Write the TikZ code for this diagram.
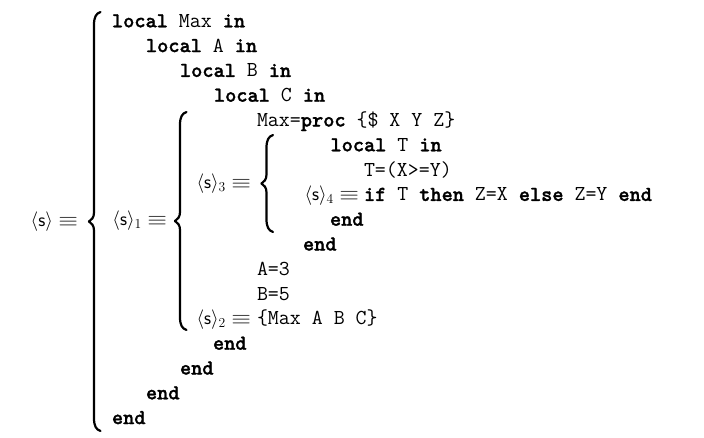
\RequirePackage{fix-cm}
\documentclass[tikz,border=0pt]{standalone}
\usepackage{graphicx}
\usepackage{fontspec}
\newfontfamily\kwfont{lmmonolt10-bold.otf}[FakeBold=1.3]
\begin{document}
\begin{tikzpicture}[x=1pt,y=-1pt,
  codeline/.style={anchor=base west,inner sep=0pt,outer sep=0pt,font=\fontsize{21.3}{24.8}\selectfont\ttfamily},
  mathlab/.style={anchor=east,inner sep=0pt,outer sep=0pt,font=\fontsize{19.5}{24.8}\selectfont},
  mathbase/.style={anchor=base east,inner sep=0pt,outer sep=0pt,font=\fontsize{19.5}{24.8}\selectfont},
  bracestroke/.style={line width=2.2pt,line cap=round,line join=round,black}]
\useasboundingbox (0,0) rectangle (704,437);
\newcommand{\eqv}{\mathrel{\scalebox{1.3}[1]{$\equiv$}}}
\newcommand{\kw}[1]{{\kwfont #1}}
\newcommand{\bracedraw}[4]{% x, top, mid, bottom
  \draw[bracestroke] ({#1+6.5},#2) .. controls ({#1+2},{#2+1.5}) and (#1,{#2+5}) .. (#1,{#2+13})
    -- (#1,{#3-9}) .. controls (#1,{#3-4}) and ({#1-2.5},{#3-1.5}) .. ({#1-5},#3)
    .. controls ({#1-2.5},{#3+1.5}) and (#1,{#3+4}) .. (#1,{#3+9})
    -- (#1,{#4-13}) .. controls (#1,{#4-5}) and ({#1+2},{#4-1.5}) .. ({#1+6.5},#4);}
% braces
\bracedraw{94}{12}{221.5}{431}
\bracedraw{180}{112}{221}{330}
\bracedraw{266.5}{135}{183.5}{232}
% labels
\node[mathlab] (s) at (78,221.5) {$\langle\mathsf{s}\rangle\eqv$};
\node[mathlab] (s1) at (167,221) {$\langle\mathsf{s}\rangle_1\eqv$};
\node[mathlab] (s3) at (251,183.5) {$\langle\mathsf{s}\rangle_3\eqv$};
\node[mathbase] (s4) at (359,200.9) {$\langle\mathsf{s}\rangle_4\eqv$};
\node[mathbase] (s2) at (251,324.9) {$\langle\mathsf{s}\rangle_2\eqv$};
% code lines
\node[codeline] (l1) at (112,27.3) {\kw{local} Max \kw{in}};
\node[codeline] (l2) at (146,52.1) {\kw{local} A \kw{in}};
\node[codeline] (l3) at (180,76.9) {\kw{local} B \kw{in}};
\node[codeline] (l4) at (214,101.7) {\kw{local} C \kw{in}};
\node[codeline] (l5) at (257,126.5) {Max=\kw{proc} \{\$ X Y Z\}};
\node[codeline] (l6) at (330.5,151.3) {\kw{local} T \kw{in}};
\node[codeline] (l7) at (364,176.1) {T=(X>=Y)};
\node[codeline] (l8) at (364,200.9) {\kw{if} T \kw{then} Z=X \kw{else} Z=Y \kw{end}};
\node[codeline] (l9) at (330,225.7) {\kw{end}};
\node[codeline] (l10) at (303,250.5) {\kw{end}};
\node[codeline] (l11) at (257,275.3) {A=3};
\node[codeline] (l12) at (257,300.1) {B=5};
\node[codeline] (l13) at (257,324.9) {\{Max A B C\}};
\node[codeline] (l14) at (213,349.7) {\kw{end}};
\node[codeline] (l15) at (180,374.5) {\kw{end}};
\node[codeline] (l16) at (146,399.3) {\kw{end}};
\node[codeline] (l17) at (112,424.1) {\kw{end}};
\end{tikzpicture}
\end{document}
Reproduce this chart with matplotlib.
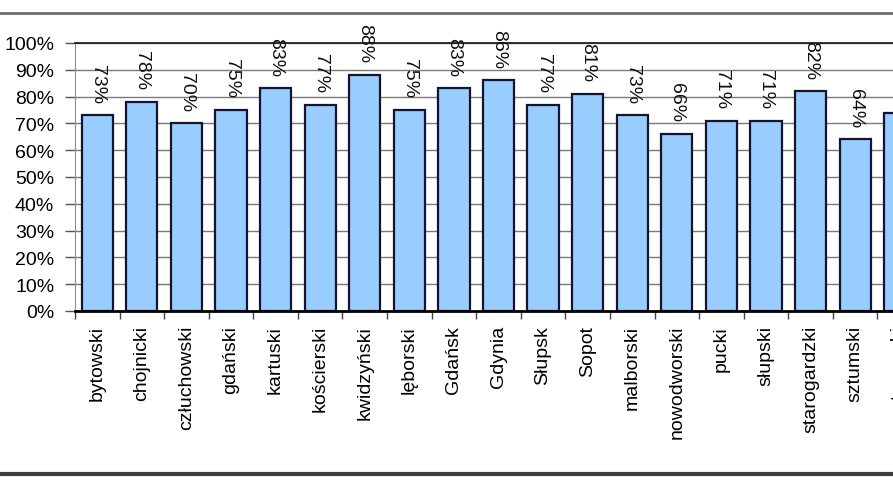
import numpy as np
import matplotlib.pyplot as plt
from matplotlib.lines import Line2D

powiaty = ["bytowski", "chojnicki", "człuchowski", "gdański", "kartuski",
           "kościerski", "kwidzyński", "lęborski", "Gdańsk", "Gdynia",
           "Słupsk", "Sopot", "malborski", "nowodworski", "pucki",
           "słupski", "starogardzki", "sztumski", "tczewski"]
procent = [73, 78, 70, 75, 83, 77, 88, 75, 83, 86,
           77, 81, 73, 66, 71, 71, 82, 64, 74]
yticks = [0, 10, 20, 30, 40, 50, 60, 70, 80, 90, 100]

plt.rcParams['font.family'] = ['Liberation Sans', 'DejaVu Sans']

fig = plt.figure(figsize=(8.93, 5.02), dpi=100)
fig.patch.set_facecolor('white')
# axes wider than the figure: the reference is cropped on the right
ax = fig.add_axes([0.084, 0.3785, 0.9485, 0.534])

x = np.arange(len(powiaty))
ax.bar(x, procent, width=0.7, color='#99CCFF', edgecolor='#141430',
       linewidth=1.6, zorder=3)

for xi, v in zip(x, procent):
    ax.annotate(f"{v}%", (xi, v), xytext=(0, 9), textcoords='offset points',
                rotation=270, ha='center', va='bottom', fontsize=14,
                color='#111111')

ax.set_xlim(-0.5, len(powiaty) - 0.5)
ax.set_ylim(0, 100)
ax.set_yticks(yticks)
ax.set_yticklabels([f"{t}%" for t in yticks], fontsize=14)
ax.yaxis.grid(True, color='#7a7a7a', linewidth=1, zorder=0)

ax.set_xticks(x)
ax.set_xticklabels(powiaty, rotation=90, fontsize=14)
ax.set_xticks(np.arange(len(powiaty) + 1) - 0.5, minor=True)
ax.tick_params(axis='x', which='major', length=0, pad=10)
ax.tick_params(axis='x', which='minor', length=6, width=1, color='#444444')
ax.tick_params(axis='y', length=7, width=1, color='#555555', pad=8)

ax.spines['right'].set_visible(False)
ax.spines['top'].set_color('#222222')
ax.spines['top'].set_linewidth(1.3)
ax.spines['left'].set_color('#8c8c8c')
ax.spines['bottom'].set_color('#000000')
ax.spines['bottom'].set_linewidth(2)
ax.spines['bottom'].set_zorder(4)

# frame lines of the original chart box
fig.add_artist(Line2D([0, 1], [0.972, 0.972], transform=fig.transFigure,
                      color='#6e6e6e', linewidth=2))
fig.add_artist(Line2D([0, 1], [0.053, 0.053], transform=fig.transFigure,
                      color='#3c3c3c', linewidth=3))

fig.savefig("out.png", dpi=100)
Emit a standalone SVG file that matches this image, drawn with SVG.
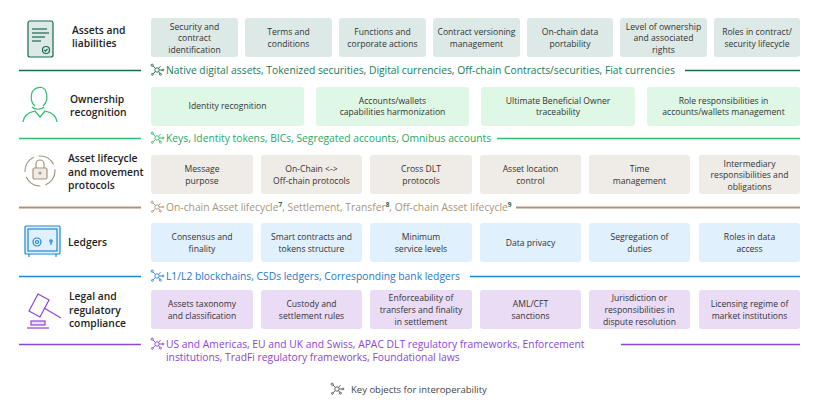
<svg xmlns="http://www.w3.org/2000/svg" width="819" height="414" viewBox="0 0 819 414">
<style>
text{font-family:"Open Sans","Liberation Sans",sans-serif}
.t{font-size:10.3px;font-weight:600;fill:#222}
.b{font-size:8.6px;fill:#333;text-anchor:middle}
.k{font-size:10.3px}
.r1 rect{fill:#dde9e6}.r2 rect{fill:#dff7e5}.r3 rect{fill:#efebe7}.r4 rect{fill:#e0f0fd}.r5 rect{fill:#eadcf5}
rect.bx{rx:3}
.ic{fill:none;stroke-width:1.2}
</style>
<defs>
<g id="net" fill="none" stroke-width="0.9">
<circle cx="0" cy="0" r="2.2"/><line x1="-1.6" y1="-1.6" x2="-4" y2="-4"/><circle cx="-4.8" cy="-4.8" r="1.1"/><line x1="1.6" y1="-1.6" x2="3.5" y2="-3.8"/><line x1="-1.6" y1="1.6" x2="-4" y2="3.8"/><circle cx="-4.6" cy="4.4" r="0.9"/><line x1="1.6" y1="1.6" x2="3" y2="3.6"/><circle cx="3.4" cy="4.2" r="1"/><line x1="2.2" y1="0" x2="5" y2="0"/><circle cx="6" cy="0" r="0.9"/>
</g>
</defs>

<g id="row1" class="r1">
<g class="ic" stroke="#1a6b4e"><rect x="28" y="21" width="25" height="36" rx="2"/><line x1="32" y1="29" x2="47" y2="29"/><line x1="32" y1="33" x2="49" y2="33"/><line x1="32" y1="37" x2="45" y2="37"/><line x1="32" y1="41" x2="41" y2="41"/><circle cx="46" cy="50" r="3.5"/><path d="M44.3 50l1.2 1.2 2-2.2"/></g>
<text class="t" x="72" y="34">Assets and</text><text class="t" x="72" y="47">liabilities</text>
<rect class="bx" x="151" y="18" width="87" height="39"/><text class="b" x="194.5" y="30">Security and</text><text class="b" x="194.5" y="41">contract</text><text class="b" x="194.5" y="53">identification</text>
<rect class="bx" x="245" y="18" width="87" height="39"/><text class="b" x="288.5" y="35">Terms and</text><text class="b" x="288.5" y="47">conditions</text>
<rect class="bx" x="339" y="18" width="87" height="39"/><text class="b" x="382.5" y="35">Functions and</text><text class="b" x="382.5" y="47">corporate actions</text>
<rect class="bx" x="433" y="18" width="87" height="39"/><text class="b" x="476.5" y="35">Contract versioning</text><text class="b" x="476.5" y="47">management</text>
<rect class="bx" x="527" y="18" width="86" height="39"/><text class="b" x="570" y="35">On-chain data</text><text class="b" x="570" y="47">portability</text>
<rect class="bx" x="620" y="18" width="87" height="39"/><text class="b" x="663.5" y="30">Level of ownership</text><text class="b" x="663.5" y="41">and associated</text><text class="b" x="663.5" y="53">rights</text>
<rect class="bx" x="714" y="18" width="86" height="39"/><text class="b" x="757" y="35">Roles in contract/</text><text class="b" x="757" y="47">security lifecycle</text>
</g>
<g id="row2" class="r2">
<g class="ic" stroke="#2dbd6e"><path d="M35 106c-5-4-5-14 0-17c4-3 10-2 11 3c2 4 1 11-3 14"/><path d="M32 107c3 3 9 3 12 0"/><path d="M23 122c1-8 7-10 12-11l5 6 5-6c5 1 11 3 12 11"/></g>
<text class="t" x="70" y="103">Ownership</text><text class="t" x="70" y="116">recognition</text>
<rect class="bx" x="151" y="87" width="153" height="39"/><text class="b" x="227.5" y="109">Identity recognition</text>
<rect class="bx" x="316" y="87" width="153" height="39"/><text class="b" x="392.5" y="104">Accounts/wallets</text><text class="b" x="392.5" y="115">capabilities harmonization</text>
<rect class="bx" x="481" y="87" width="154" height="39"/><text class="b" x="558" y="104">Ultimate Beneficial Owner</text><text class="b" x="558" y="115">traceability</text>
<rect class="bx" x="647" y="87" width="153" height="39"/><text class="b" x="723.5" y="104">Role responsibilities in</text><text class="b" x="723.5" y="115">accounts/wallets management</text>
</g>
<g id="row3" class="r3">
<g class="ic" stroke="#a8957c"><circle cx="40" cy="171" r="15" stroke-dasharray="18 5"/><rect x="33" y="168" width="14" height="11" rx="1.5"/><path d="M36 168v-4a4 4 0 0 1 8 0v4"/><circle cx="40" cy="173" r="1"/></g>
<text class="t" x="68" y="162">Asset lifecycle</text><text class="t" x="68" y="175.5">and movement</text><text class="t" x="68" y="189">protocols</text>
<rect class="bx" x="151" y="155" width="102" height="39"/><text class="b" x="202" y="172">Message</text><text class="b" x="202" y="184">purpose</text>
<rect class="bx" x="261" y="155" width="101" height="39"/><text class="b" x="311.5" y="172">On-Chain &lt;-&gt;</text><text class="b" x="311.5" y="184">Off-chain protocols</text>
<rect class="bx" x="370" y="155" width="102" height="39"/><text class="b" x="421" y="172">Cross DLT</text><text class="b" x="421" y="184">protocols</text>
<rect class="bx" x="480" y="155" width="101" height="39"/><text class="b" x="530.5" y="172">Asset location</text><text class="b" x="530.5" y="184">control</text>
<rect class="bx" x="589" y="155" width="101" height="39"/><text class="b" x="639.5" y="172">Time</text><text class="b" x="639.5" y="184">management</text>
<rect class="bx" x="699" y="155" width="101" height="39"/><text class="b" x="749.5" y="167">Intermediary</text><text class="b" x="749.5" y="178">responsibilities and</text><text class="b" x="749.5" y="190">obligations</text>
</g>
<g id="row4" class="r4">
<g class="ic" stroke="#1f86d9"><rect x="25" y="226" width="35" height="28" rx="1"/><rect x="28" y="229" width="29" height="22"/><circle cx="37" cy="242" r="4"/><circle cx="37" cy="242" r="1.5"/><circle cx="51" cy="241" r="1.2"/><line x1="51" y1="242" x2="51" y2="245"/><line x1="29" y1="254" x2="29" y2="257"/><line x1="56" y1="254" x2="56" y2="257"/></g>
<text class="t" x="68" y="246">Ledgers</text>
<rect class="bx" x="151" y="223" width="102" height="39"/><text class="b" x="202" y="240">Consensus and</text><text class="b" x="202" y="252">finality</text>
<rect class="bx" x="261" y="223" width="101" height="39"/><text class="b" x="311.5" y="240">Smart contracts and</text><text class="b" x="311.5" y="252">tokens structure</text>
<rect class="bx" x="370" y="223" width="102" height="39"/><text class="b" x="421" y="240">Minimum</text><text class="b" x="421" y="252">service levels</text>
<rect class="bx" x="480" y="223" width="101" height="39"/><text class="b" x="530.5" y="246">Data privacy</text>
<rect class="bx" x="589" y="223" width="101" height="39"/><text class="b" x="639.5" y="240">Segregation of</text><text class="b" x="639.5" y="252">duties</text>
<rect class="bx" x="699" y="223" width="101" height="39"/><text class="b" x="749.5" y="240">Roles in data</text><text class="b" x="749.5" y="252">access</text>
</g>
<g id="row5" class="r5">
<g class="ic" stroke="#8f44d8"><path d="M38 294l11 6-9 17-11-6z"/><line x1="44" y1="308" x2="61" y2="318"/><rect x="31" y="321" width="14" height="4"/><line x1="27" y1="328" x2="49" y2="328"/></g>
<text class="t" x="69" y="300">Legal and</text><text class="t" x="69" y="313.5">regulatory</text><text class="t" x="69" y="327">compliance</text>
<rect class="bx" x="151" y="290" width="102" height="39"/><text class="b" x="202" y="307">Assets taxonomy</text><text class="b" x="202" y="319">and classification</text>
<rect class="bx" x="261" y="290" width="101" height="39"/><text class="b" x="311.5" y="307">Custody and</text><text class="b" x="311.5" y="319">settlement rules</text>
<rect class="bx" x="370" y="290" width="102" height="39"/><text class="b" x="421" y="301">Enforceability of</text><text class="b" x="421" y="313">transfers and finality</text><text class="b" x="421" y="325">in settlement</text>
<rect class="bx" x="480" y="290" width="101" height="39"/><text class="b" x="530.5" y="307">AML/CFT</text><text class="b" x="530.5" y="319">sanctions</text>
<rect class="bx" x="589" y="290" width="101" height="39"/><text class="b" x="639.5" y="301">Jurisdiction or</text><text class="b" x="639.5" y="313">responsibilities in</text><text class="b" x="639.5" y="325">dispute resolution</text>
<rect class="bx" x="699" y="290" width="101" height="39"/><text class="b" x="749.5" y="307">Licensing regime of</text><text class="b" x="749.5" y="319">market institutions</text>
</g>

<g id="connectors" stroke-width="1.3">
<line x1="19" y1="70.5" x2="141" y2="70.5" stroke="#1a6b4e"/><line x1="685" y1="70.5" x2="800" y2="70.5" stroke="#1a6b4e"/>
<line x1="19" y1="138.5" x2="141" y2="138.5" stroke="#2dbd6e"/><line x1="497" y1="138.5" x2="800" y2="138.5" stroke="#2dbd6e"/>
<line x1="19" y1="207.5" x2="141" y2="207.5" stroke="#a8957c" stroke-width="1.8"/><line x1="516" y1="207.5" x2="800" y2="207.5" stroke="#a8957c" stroke-width="1.8"/>
<line x1="19" y1="276.5" x2="141" y2="276.5" stroke="#1f86d9"/><line x1="470" y1="276.5" x2="800" y2="276.5" stroke="#1f86d9"/>
<line x1="19" y1="344.5" x2="141" y2="344.5" stroke="#8f44d8"/><line x1="621" y1="344.5" x2="800" y2="344.5" stroke="#8f44d8"/>
</g>

<g id="keys" class="k">
<use href="#net" x="157" y="70" stroke="#1a6b4e"/><text x="166" y="73.5" fill="#1a7a5a">Native digital assets, Tokenized securities, Digital currencies, Off-chain Contracts/securities, Fiat currencies</text>
<use href="#net" x="157" y="138" stroke="#2dbd6e"/><text x="166" y="141.5" fill="#2aa85f">Keys, Identity tokens, BICs, Segregated accounts, Omnibus accounts</text>
<use href="#net" x="157" y="207" stroke="#a8957c"/><text x="166" y="210.5" fill="#a8957c">On-chain Asset lifecycle<tspan font-size="6.5" dy="-4" fill="#1a6b4e" font-weight="bold">7</tspan><tspan dy="4">, Settlement, Transfer</tspan><tspan font-size="6.5" dy="-4" fill="#1a6b4e" font-weight="bold">8</tspan><tspan dy="4">, Off-chain Asset lifecycle</tspan><tspan font-size="6.5" dy="-4" fill="#1a6b4e" font-weight="bold">9</tspan></text>
<use href="#net" x="157" y="276" stroke="#1f86d9"/><text x="166" y="279.5" fill="#1f78c8">L1/L2 blockchains, CSDs ledgers, Corresponding bank ledgers</text>
<use href="#net" x="157" y="344" stroke="#8f44d8"/><text x="166" y="347.5" fill="#8f44d8">US and Americas, EU and UK and Swiss, APAC DLT regulatory frameworks, Enforcement</text><text x="166" y="360.5" fill="#8f44d8">institutions, TradFi regulatory frameworks, Foundational laws</text>
<use href="#net" x="337" y="389" stroke="#555"/><text x="351" y="393" font-size="9.5" fill="#444">Key objects for interoperability</text>
</g>
</svg>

════

Write out, exactly and with nothing added, everything from the line with "Reproduce this chart with matplotlib." down to the line with "from matplotlib.lines import Line2D", both included. Drop any pictures.

Reproduce this chart with matplotlib.
import numpy as np
import matplotlib.pyplot as plt
from matplotlib.lines import Line2D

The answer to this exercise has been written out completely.